I was curious also how field position affects success. Let us focus only first downs, for convenience. I computed whether each play was a success based on the threshold for scoring drives described above; we’ll call this the fixed threshold. A mixture model was used to segment the field into 8 segments. Several logistic regression models were blended to generate thresholds for each segment, which we’ll call blended thresholds.i This is shown in Figure 2. Yard line 1-9 is closest to the defense’s end zone. The bottom row of panels are successful plays based on the fixed threshold and the blended threshold on the top row.
On the X-axis are Yes or No to indicate whether a play actually occurred on a scoring drive or not. Green indicates a play was predicted to occur on a non-scoring drive and orange indicates a play was predicted to occur on a scoring drive. We can see the fixed threshold emerged because it accurately predicts so many plays on unsuccessful drives in opponent’s territory.

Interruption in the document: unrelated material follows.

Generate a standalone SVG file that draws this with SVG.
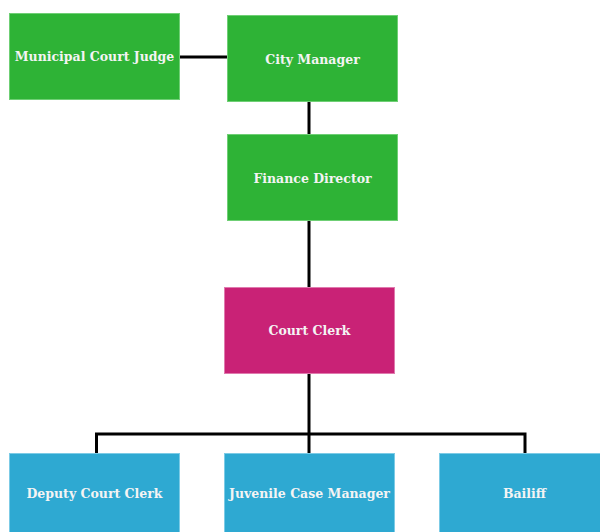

Figure 2. Comparing Fixed and Blended Success Thresholds by Field Position on First Down

Summarily, this report showed that, at least in college football, success thresholds are relatively constant whether success is defined as a drive ending in a score or whether there is a first down after a given play. Secondarily, the report provides evidence that statistically-derived success thresholds vary by field position, at least on first down. Thus, future work should examine how adjusting thresholds by field position affects the valuation of player and team performance when using success rates.






iTo do this, I averaged the threshold from three logistic regressions. For each group I obtained thresholds from three logistic regressions with the following subset of the data: [a] plays in each field position segment, [b] all plays in each field position segment and all plays from field positions closer to the defense's end zone, and [c] all plays in each field position segment and all plays from field positions farther from the defense's end zone.